Zum Verhängnis wurde den langsam fressenden Buntbarschen der evolutionär erfolgreichere Kiefer des Nilbarsches. Er verfügt über eine besonders raffinierte Konstruktion. Während Menschen, Säugetiere oder Vögel mit Unter- und Oberkiefer nur ein solches Knochenpaar haben, besitzen viele Fische tief im Rachen ein zweites Kieferpaar. Diese Schlundkiefer helfen, die Beute oder andere Nahrung zu zerkleinern und in den Verdauungstrakt zu ziehen, während das Mundkiefer-Paar genau wie bei Säugetieren die Nahrung packt. „Der Schlundkiefer besteht bei vielen Fischen aus zwei Knochenplatten oben und zwei weiteren unten, die unabhängig voneinander bewegt werden können“, erklärt Ole Seehausen.

Bei den Buntbarschen sieht die Situation dagegen ganz anders aus. Schon seit diese Fisch-Familie vor vielleicht sechzig bis hundert Millionen Jahren entstand, sind bei fast allen Arten die beiden oberen und die beiden unteren Knochenplatten des Schlundkiefers miteinander verwachsen. „Dadurch können die Muskeln viel mehr Kraft auf die größeren Platten bringen und sie auch wie Mahlsteine gegeneinander verschieben“, fasst Ole Seehausen den großen Vorteil zusammen. So können die Fische auch sehr harte Beute zermahlen, an der sich andere Arten die Zähne ausbeißen würden.

Diese Erfindung haben Buntbarsche genutzt, um sehr unterschiedliche Beute zu zerkleinern, wie die Artenvielfalt im Victoria-See zeigt. Dort entstanden aus einer einzigen Art in gerade einmal 15 000 Jahren ungefähr 500 Buntbarsch-Arten.

Buntbarsche kommen nicht hinterher

Im Maßstab der Evolutionsbiologie ist das ein extrem hohes Tempo, bei dem der Schlundkiefer der Tiere neben anderen Eigenschaften der Buntbarsche durchaus eine wichtige Rolle spielt. 1952 aber begann die Situation zu kippen, weil Menschen den Nilbarsch als neuen Speisefisch im Victoria-See aussetzten, um ihre Fänge aufzubessern. Seit den 1980er Jahren beobachten Forscher wie Ole Seehausen, dass die Buntbarsch-Vielfalt wieder verschwindet. Einen der Gründe dafür entdeckte Matt McGee, als er vor seinem Wechsel in die Schweiz an der Universität von Kalifornien in Davis untersuchte, wie schnell verschiedene Arten aus dem Victoria-See ihre Beute verarbeiten: Ein Nilbarsch schluckt einen gefangenen Fisch normalerweise innerhalb weniger Minuten. Die alteingesessenen schaffen das nicht. „So lange nach Beginn der Mahlzeit hängt ihnen oft noch der Schwanz der Beute aus dem Maul“, erklärt Ole Seehausen.

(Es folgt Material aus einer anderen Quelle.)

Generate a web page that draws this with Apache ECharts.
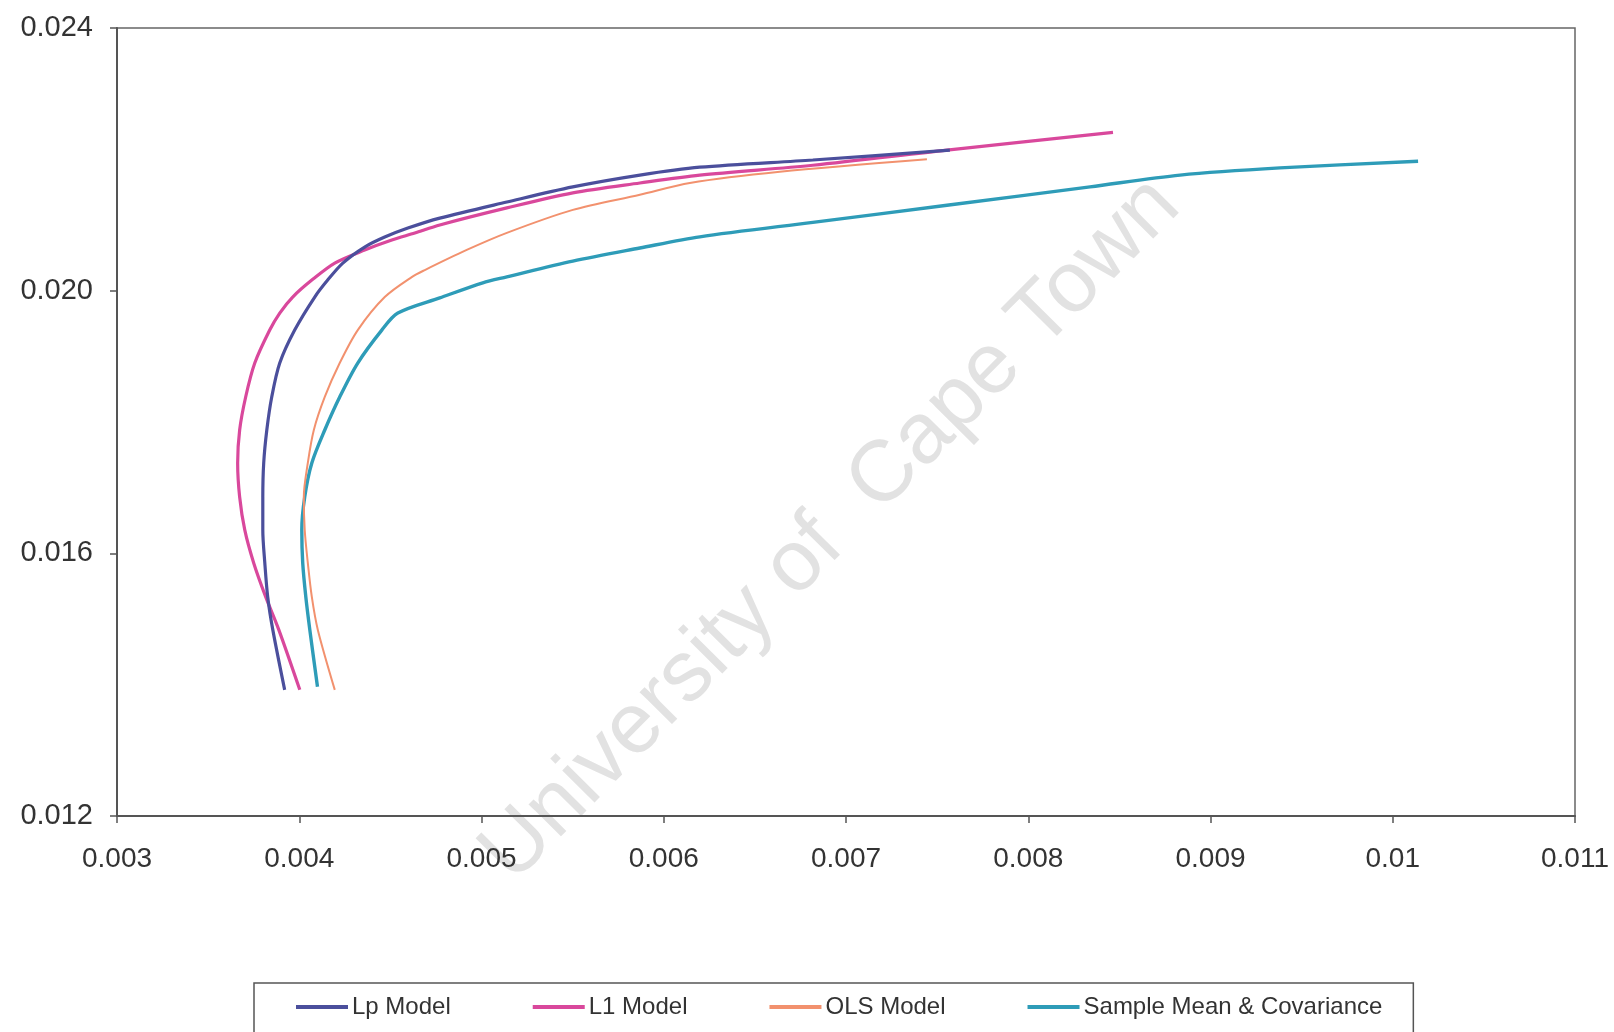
<!DOCTYPE html>
<html>
<head>
<meta charset="utf-8">
<script src="https://cdn.jsdelivr.net/npm/echarts@6/dist/echarts.min.js"></script>
<style>
html,body{margin:0;padding:0;background:#fff;}
#chart{width:1614px;height:1032px;}
</style>
</head>
<body>
<div id="chart"></div>
<script>
// Risk (x) vs return (y) frontier points
const lpModel = [
  [0.00392,0.013921],[0.003855,0.014834],[0.003827,0.015336],[0.003811,0.015854],[0.0038,0.016356],
  [0.0038,0.016858],[0.003805,0.017376],[0.003822,0.017878],[0.003849,0.018381],[0.003893,0.018898],
  [0.003975,0.0194],[0.004085,0.019903],[0.004156,0.020161],[0.004239,0.02042],[0.004359,0.020664],
  [0.004469,0.020816],[0.004596,0.020953],[0.004771,0.021105],[0.005139,0.02135],[0.005501,0.02158],
  [0.005869,0.02176],[0.006198,0.02188],[0.006818,0.02199],[0.00757,0.02214]
];
const l1Model = [
  [0.004003,0.013921],[0.003888,0.014834],[0.003816,0.015336],[0.00375,0.015854],[0.003701,0.016356],
  [0.003673,0.016858],[0.003662,0.017376],[0.003673,0.017878],[0.003706,0.018381],[0.003756,0.018898],
  [0.003838,0.0194],[0.003893,0.019659],[0.003964,0.019903],[0.004069,0.020161],[0.004195,0.02042],
  [0.004359,0.020618],[0.004508,0.02077],[0.004634,0.020877],[0.004771,0.0210],[0.005139,0.02126],
  [0.005501,0.02149],[0.005869,0.02164],[0.006198,0.02176],[0.006818,0.02191],[0.007554,0.02214],
  [0.008465,0.02241]
];
const olsModel = [
  [0.004195,0.013921],[0.004102,0.014834],[0.004069,0.015336],[0.004047,0.015854],[0.00403,0.016356],
  [0.004025,0.016858],[0.004047,0.017376],[0.00408,0.017878],[0.00414,0.018381],[0.004222,0.018898],
  [0.004321,0.0194],[0.004469,0.019903],[0.004617,0.020207],[0.004689,0.020314],[0.004919,0.02062],
  [0.005139,0.02088],[0.005501,0.02123],[0.005869,0.02146],[0.006143,0.02164],[0.006637,0.02181],
  [0.007444,0.0220]
];
const sampleMeanCov = [
  [0.0041,0.013967],[0.004058,0.014834],[0.004036,0.015336],[0.004019,0.015854],[0.004014,0.016356],
  [0.00403,0.016858],[0.004069,0.017376],[0.00414,0.017878],[0.004222,0.018381],[0.004321,0.018898],
  [0.004453,0.0194],[0.004541,0.019659],[0.004771,0.01989],[0.005007,0.02012],[0.005139,0.02021],
  [0.005501,0.02045],[0.005869,0.02065],[0.006198,0.02082],[0.006818,0.02104],[0.007554,0.0213],
  [0.008339,0.02158],[0.008833,0.02176],[0.009381,0.02187],[0.010139,0.02197]
];
const seriesNames = ['Lp Model','L1 Model','OLS Model','Sample Mean & Covariance'];
const xTickLabels = ['0.003','0.004','0.005','0.006','0.007','0.008','0.009','0.01','0.011'];
const yTickLabels = ['0.012','0.016','0.020','0.024'];

const chart = echarts.init(document.getElementById('chart'));
const font = 'Liberation Sans, Arial, sans-serif';
const colors = ['#4B4F9C','#D9489C','#F2916E','#2E9CB8'];
const datasets = [lpModel, l1Model, olsModel, sampleMeanCov];
const widths = [3.2, 3.2, 2, 3.4];
const zs = [5, 4, 3, 2];

chart.setOption({
  animation: false,
  backgroundColor: '#ffffff',
  grid: {
    left: 117, right: 39, top: 28, bottom: 216,
    show: true, borderColor: '#666', borderWidth: 1.5
  },
  xAxis: {
    type: 'value', min: 0.003, max: 0.011, interval: 0.001,
    axisLine: {show: true, lineStyle: {color: '#555', width: 2}},
    axisTick: {show: true, length: 7, lineStyle: {color: '#555', width: 1.5}},
    splitLine: {show: false},
    axisLabel: {
      margin: 29, color: '#333', fontSize: 28, fontFamily: font,
      formatter: function (v) { return xTickLabels[Math.round((v - 0.003) / 0.001)] || ''; }
    }
  },
  yAxis: {
    type: 'value', min: 0.012, max: 0.024, interval: 0.004,
    axisLine: {show: true, lineStyle: {color: '#555', width: 2}},
    axisTick: {show: true, length: 7, lineStyle: {color: '#555', width: 1.5}},
    splitLine: {show: false},
    axisLabel: {
      margin: 24, color: '#333', fontSize: 29, fontFamily: font,
      formatter: function (v) { return yTickLabels[Math.round((v - 0.012) / 0.004)] || ''; }
    }
  },
  legend: {
    left: 254, top: 983,
    padding: [12, 31, 14, 42],
    itemGap: 82, itemWidth: 52, itemHeight: 4,
    icon: 'rect',
    borderColor: '#555', borderWidth: 1.5,
    textStyle: {fontSize: 24, color: '#333', fontFamily: font, padding: [0, 0, 0, -1]},
    data: seriesNames
  },
  graphic: [{
    type: 'text', x: 831, y: 530, rotation: 0.79, z: 0, silent: true,
    style: {
      text: 'University of  Cape Town', fill: '#e2e2e2',
      font: '86px Liberation Sans, Arial, sans-serif',
      align: 'center', verticalAlign: 'middle'
    }
  }],
  series: datasets.map(function (d, i) {
    return {
      name: seriesNames[i], type: 'line', data: d, z: zs[i],
      showSymbol: false, symbol: 'none', smooth: 0.3,
      lineStyle: {color: colors[i], width: widths[i]},
      itemStyle: {color: colors[i]}
    };
  })
});
</script>
</body>
</html>
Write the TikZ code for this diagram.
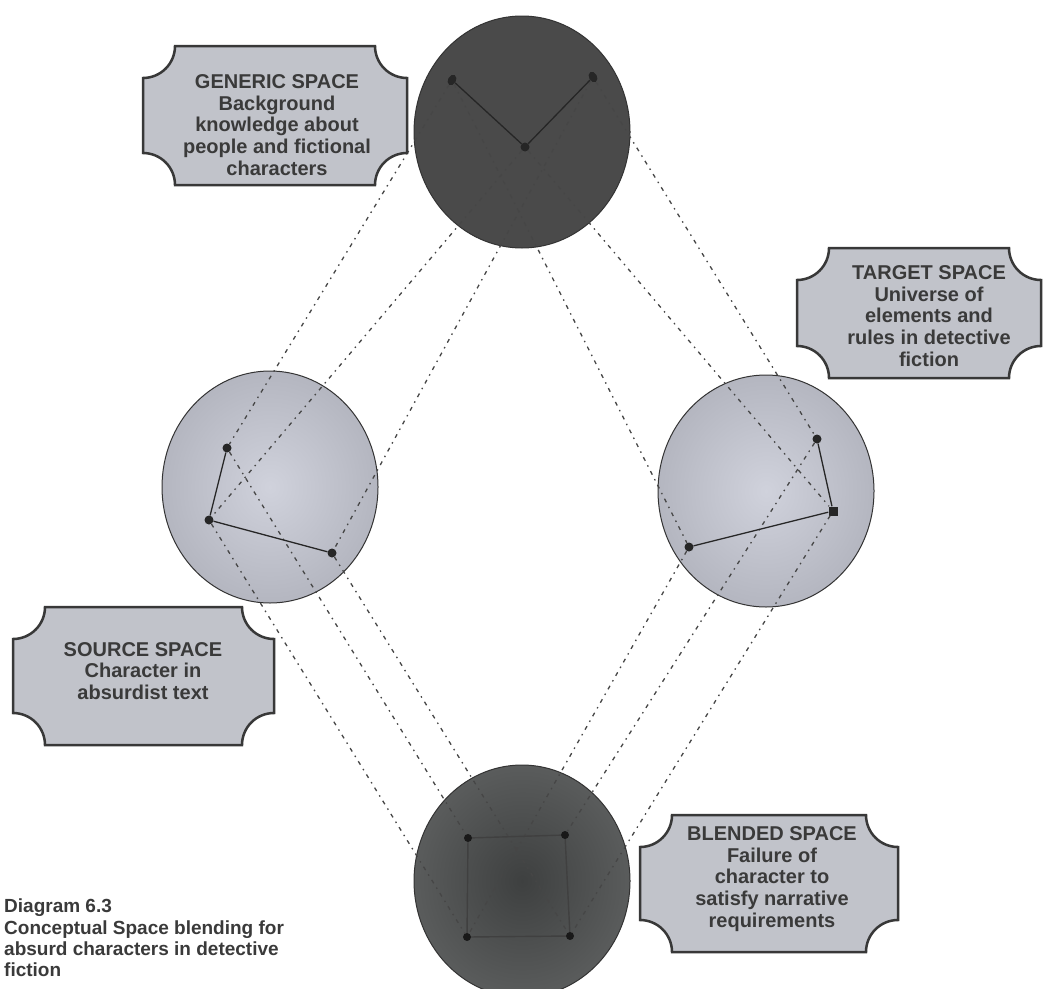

Solange die Fischfang-Spezialisten noch ohne den Konkurrenten Nilbarsch im Victoria-See schwammen, war dieses langsame Fressen kein Nachteil, weil ja alle Arten ihre Beute langsam zermahlen mussten. Die Konkurrenz hat die rund hundert Arten, die auf Fischfang spezialisiert sind, praktisch verschwinden lassen. Überlebt haben wenige Arten, die zwar Fische fressen, daneben aber noch einige andere Organismen vertilgen.